The ceremony, which includes a couple of speeches by historians and public figures like former Mayor Willie Brown, starts at 4:15 p.m. on the Embarcadero in front of the Ferry Building.
The centennial commemoration of the fair was also a hit, with programs, historic talks, concerts and a massive exhibition of the art of the 1915 fair at the de Young Museum in Golden Gate Park.
There were more than 250 events around the Bay Area to celebrate the centennial, said Kevin Herglotz, spokesman for PPIE 100, the group that coordinated the year-long programs.
More than 600,000 people came to a venue called the Innovation Hangar, which showcased new ideas in the exhibit area of the old Palace of Fine Arts, the last big structure left from the fair.
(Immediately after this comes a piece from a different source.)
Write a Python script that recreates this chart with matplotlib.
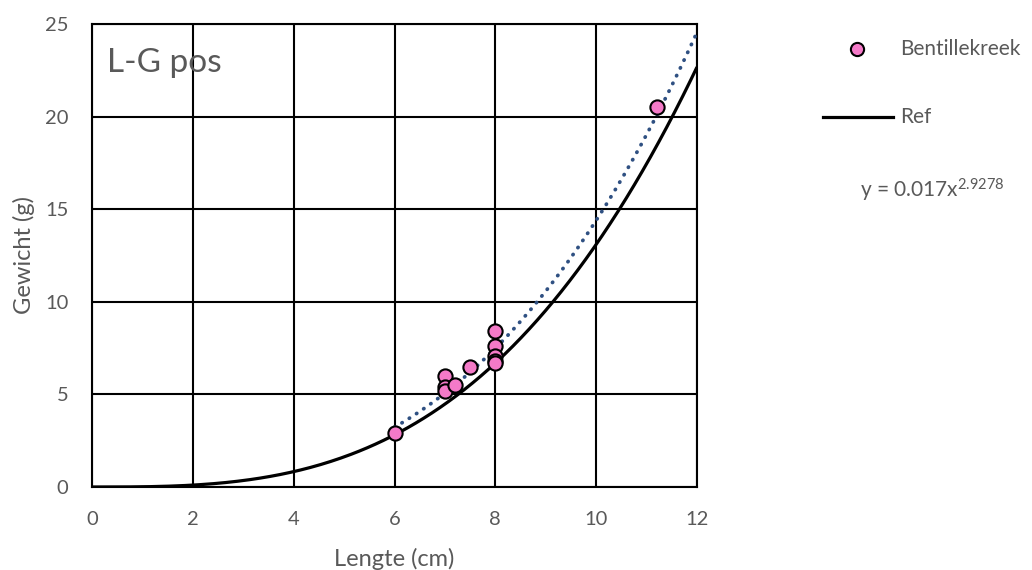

The centennial, she said, provided people with a chance to hear not only the good things that people remembered so fondly — the music, the fabulous temporary city that existed for 10 months in what is now the Marina district, the airplanes and the inventions —but also the other side of the fair.
The fair, she said, reflected the social prejudices of the time — “the racism, the sexism and the proponents of eugenics.”
The fair’s eugenics exhibit featured “race betterment” and it was clear that the group had the white race in mind.
Another troubling event in 1915 was a sideshow called “Underground Chinatown,” which featured supposed opium dens and a trade in slave girls.
According to Ackley, after the lights went out at the stroke of midnight that last December night, bands continued to play and some of the huge crowd refused to leave — “and they danced until dawn,” she said.